Combustible Cladding: A lesson on the administration of law on liability

18 November 2021 18:01

The fires at the Grenfell Tower in London in 2017 and the Lacrosse building in Melbourne in 2014 have resulted in new laws for buildings with external combustible cladding. New South Wales has experienced issues with defective buildings at Erskineville, Mascot and Sydney Olympic Park.

There have been various approaches to dealing with these issues in different state jurisdictions.

New South Wales

The State Government of New South Wales amended the law to deal with combustible cladding. It amended the Environmental Planning and Assessment Regulation 2000 (NSW) (Regulation) with amendments contained in the Environmental Planning and Assessment Amendment (Identification of Buildings with External Combustible Cladding) Regulation 2018 (NSW) and introduced the State Environmental Planning Policy Amendment (Exempt Development—Cladding and Decorative Work) 2018 (NSW). The changes pursuant to these statutory instruments commenced on 22 October 2018.

Under the Regulation, owners of certain buildings with external combustible cladding are required to register their building with the New South Wales Government through the New South Wales cladding registration portal.

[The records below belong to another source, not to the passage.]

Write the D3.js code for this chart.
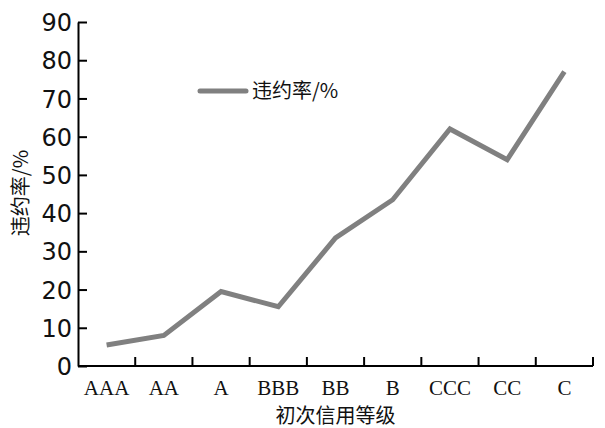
<!DOCTYPE html>
<html>
<head>
<meta charset="utf-8">
<script src="https://cdn.jsdelivr.net/npm/d3@7"></script>
<style>
  html, body { margin: 0; padding: 0; background: #fff; }
  svg { display: block; }
</style>
</head>
<body>
<svg id="chart" width="605" height="428"></svg>
<script>
// Credit grades and default rate (%) per initial grade
const grades = ["AAA", "AA", "A", "BBB", "BB", "B", "CCC", "CC", "C"];
const defaultRate = [5.5, 8, 19.5, 15.5, 33.5, 43.5, 62, 54, 77];
const yTicks = [0, 10, 20, 30, 40, 50, 60, 70, 80, 90];
const seriesName = "违约率/%";
const xTitle = "初次信用等级";
const yTitle = "违约率/%";

const svg = d3.select("#chart");
const plotLeft = 78, plotRight = 593, plotTop = 22, plotBottom = 366;

const x = d3.scaleBand().domain(grades).range([plotLeft, plotRight]).padding(0);
const y = d3.scaleLinear().domain([0, 90]).range([plotBottom, plotTop]);

const lineColor = "#808080";
const sansCJK = "'Noto Sans CJK SC', 'Noto Sans', sans-serif";

// y axis: ticks point inward (to the right)
const yAxis = svg.append("g")
  .attr("transform", `translate(${plotLeft},0)`)
  .call(d3.axisLeft(y).tickValues(yTicks).tickSize(-9).tickPadding(6).tickSizeOuter(0));
yAxis.select(".domain").attr("stroke", "#000").attr("stroke-width", 2);
yAxis.selectAll(".tick line").attr("stroke", "#000").attr("stroke-width", 2);
yAxis.selectAll(".tick text")
  .attr("fill", "#111")
  .style("font-family", "'DejaVu Sans', sans-serif")
  .style("font-size", "24px")
  .attr("dy", "0.36em");

// x axis: tick marks on band boundaries, pointing up
const xAxis = svg.append("g")
  .attr("transform", `translate(0,${plotBottom})`);
xAxis.append("line")
  .attr("x1", plotLeft).attr("x2", plotRight)
  .attr("y1", 0).attr("y2", 0)
  .attr("stroke", "#000").attr("stroke-width", 2);
xAxis.selectAll("line.tick")
  .data(grades)
  .join("line")
  .attr("class", "tick")
  .attr("x1", d => x(d) + x.bandwidth())
  .attr("x2", d => x(d) + x.bandwidth())
  .attr("y1", 0).attr("y2", -9)
  .attr("stroke", "#000").attr("stroke-width", 2);
xAxis.selectAll("text.lab")
  .data(grades)
  .join("text")
  .attr("class", "lab")
  .attr("x", d => x(d) + x.bandwidth() / 2)
  .attr("y", 29)
  .attr("text-anchor", "middle")
  .attr("fill", "#111")
  .style("font-family", "'Liberation Serif', 'Times New Roman', serif")
  .style("font-size", "21px")
  .text(d => d);

// Default rate line
const line = d3.line()
  .x((d, i) => x(grades[i]) + x.bandwidth() / 2)
  .y(d => y(d));
svg.append("path")
  .datum(defaultRate)
  .attr("d", line)
  .attr("fill", "none")
  .attr("stroke", lineColor)
  .attr("stroke-width", 5)
  .attr("stroke-linejoin", "miter");

// Legend
const legend = svg.append("g").attr("transform", "translate(200,91)");
legend.append("line")
  .attr("x1", 0).attr("x2", 46).attr("y1", 0).attr("y2", 0)
  .attr("stroke", lineColor).attr("stroke-width", 5).attr("stroke-linecap", "round");
legend.append("text")
  .attr("x", 52).attr("y", 0).attr("dy", "0.36em")
  .attr("fill", "#111")
  .style("font-family", sansCJK)
  .style("font-size", "20px")
  .text(seriesName);

// Axis titles
svg.append("text")
  .attr("x", (plotLeft + plotRight) / 2)
  .attr("y", 423)
  .attr("text-anchor", "middle")
  .attr("fill", "#111")
  .style("font-family", sansCJK)
  .style("font-size", "20px")
  .text(xTitle);

svg.append("text")
  .attr("transform", "translate(28,193) rotate(-90)")
  .attr("text-anchor", "middle")
  .attr("fill", "#111")
  .style("font-family", sansCJK)
  .style("font-size", "20px")
  .text(yTitle);
</script>
</body>
</html>
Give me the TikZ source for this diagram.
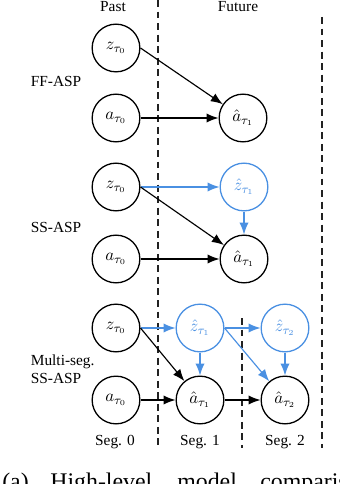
\documentclass[tikz,border=0pt]{standalone}
\usepackage{fontspec}
\setmainfont{Liberation Serif}
\usepackage{xcolor}
\usepackage{tikz}
\usetikzlibrary{arrows.meta,positioning}
\definecolor{cInk}{HTML}{000000}
\definecolor{cBlue}{HTML}{4A90E2}
\definecolor{cDash}{HTML}{222222}
\tikzset{
  vnode/.style={circle,draw=#1,line width=0.85pt,minimum size=31pt,inner sep=0pt,text=#1,font=\fontsize{11}{13}\selectfont},
  vnode/.default=cInk,
  arr/.style={-{Latex[length=7.8pt,width=6pt]},line width=0.75pt,color=#1},
  arr/.default=cInk,
  sepline/.style={dash pattern=on 4.5pt off 3pt,line width=0.75pt,color=cDash},
  lbl/.style={font=\normalsize,inner sep=1pt},
}

\begin{document}
\begin{tikzpicture}[x=0.65pt,y=-0.65pt]
  \useasboundingbox (0,0) rectangle (340,484);
  \clip (0,0) rectangle (340,484);
  % segment borders
  \draw[sepline] (158,0) -- (158,448);
  \draw[sepline] (322,17) -- (322,448);
  \draw[sepline] (242,318) -- (242,448);
  \node[lbl] (past) at (113,7) {Past};
  \node[lbl] (future) at (238,7) {Future};

  % FF-ASP
  \node[lbl,anchor=west] (ffl) at (29,81) {FF-ASP};
  \node[vnode] (zA) at (116,48) {$z_{\tau_0}$};
  \node[vnode] (aA) at (116,118) {$a_{\tau_0}$};
  \node[vnode] (haA) at (243,118) {$\hat{a}_{\tau_1}$};
  \draw[arr] (zA.east) -- (haA);
  \draw[arr] (aA) -- (haA);

  % SS-ASP
  \node[lbl,anchor=west] (ssl) at (29,227) {SS-ASP};
  \node[vnode] (zB) at (116,187) {$z_{\tau_0}$};
  \node[vnode] (aB) at (116,259) {$a_{\tau_0}$};
  \node[vnode=cBlue] (hzB) at (244,187) {$\hat{z}_{\tau_1}$};
  \node[vnode] (haB) at (244,259) {$\hat{a}_{\tau_1}$};
  \draw[arr=cBlue] (zB.east) -- (hzB);
  \draw[arr] (zB.east) -- (haB);
  \draw[arr=cBlue] (hzB) -- (haB);
  \draw[arr] (aB) -- (haB);

  % Multi-seg. SS-ASP
  \node[lbl,anchor=west,align=left] (msl) at (29,369) {Multi-seg.\\SS-ASP};
  \node[vnode] (zC) at (116,328) {$z_{\tau_0}$};
  \node[vnode] (aC) at (116,400) {$a_{\tau_0}$};
  \node[vnode=cBlue] (hzC1) at (200,328) {$\hat{z}_{\tau_1}$};
  \node[vnode] (haC1) at (200,400) {$\hat{a}_{\tau_1}$};
  \node[vnode=cBlue] (hzC2) at (285,328) {$\hat{z}_{\tau_2}$};
  \node[vnode] (haC2) at (285,400) {$\hat{a}_{\tau_2}$};
  \draw[arr=cBlue] (zC.east) -- (hzC1);
  \draw[arr] (zC.east) -- (haC1);
  \draw[arr=cBlue] (hzC1) -- (haC1);
  \draw[arr=cBlue] (hzC1.east) -- (hzC2);
  \draw[arr=cBlue] (hzC1.east) -- (haC2);
  \draw[arr=cBlue] (hzC2) -- (haC2);
  \draw[arr] (aC) -- (haC1);
  \draw[arr] (haC1) -- (haC2);
  \node[lbl] (seg0) at (115,442) {Seg. 0};
  \node[lbl] (seg1) at (200,442) {Seg. 1};
  \node[lbl] (seg2) at (285,442) {Seg. 2};

  % caption, cut off by the frame
  \begin{scope}[font=\fontsize{15.5}{18}\selectfont,inner sep=0pt]
    \node[anchor=base west] (capa) at (2,489) {(a)};
    \node[anchor=base west] (capb) at (50,489) {High-level};
    \node[anchor=base west] (capc) at (177,489) {model};
    \node[anchor=base west] (capd) at (260,489) {comparison};
  \end{scope}
\end{tikzpicture}
\end{document}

For buildings occupied before 22 October 2018, the deadline for registration was 22 February 2019. Owners of new buildings are required to register their building within 4 months of the building first being occupied.

The New South Wales Government also amended eight State Environmental Planning Policies concerning the approval process for new cladding, re-cladding and decorative work on buildings and also introduced the Strata Building Bond and Inspection Scheme (the Scheme) on 1 January 2018 as a way to rectify defective building work in new high-rise strata buildings.

Under the Scheme developers are required to lodge a building bond with NSW Fair Trading for residential and mixed-use high-rise strata buildings of four storeys and over. Buildings that are three storeys or under may be covered under home building compensation cover. There is an online portal for lodgement and inspections.

Queensland

Amendments to the Queensland Building and Construction Commission Act 1991(Qld) (QBCCA) which commenced on 1 November 2017 have made it an offence for any person involved with the design, manufacture, import or supply of a building product to install a product when it “knows, or ought reasonably to know” that the product does not comply with the relevant regulatory provisions. Combustible cladding is noncompliant and would breach the QBCCA amendments. An available remedy is that the offending party rectify the contravention of the QBCCA (ie, remove and replace the cladding).

Victoria

The Building Amendment (Registration of Building Trades and Other Matters) Bill 2018 (Vic) introduced the following measures to deal with dangerous combustible building cladding:

  • Amendments to the Building Act 1993 (Vic) grant the Minister for Planning the power to prohibit the use of high-risk cladding products (defined as “high risk external wall cladding product”) if they present a serious risk to human life or property.
  • Amendments to the Local Government Act 1989 (Vic) introduced Pt 8B being “cladding rectification agreements” which may be entered into between councils, owners or owners corporations, lenders and others to facilitate access to affordable loans for owners or owners corporations to finance the rectification of noncompliant cladding.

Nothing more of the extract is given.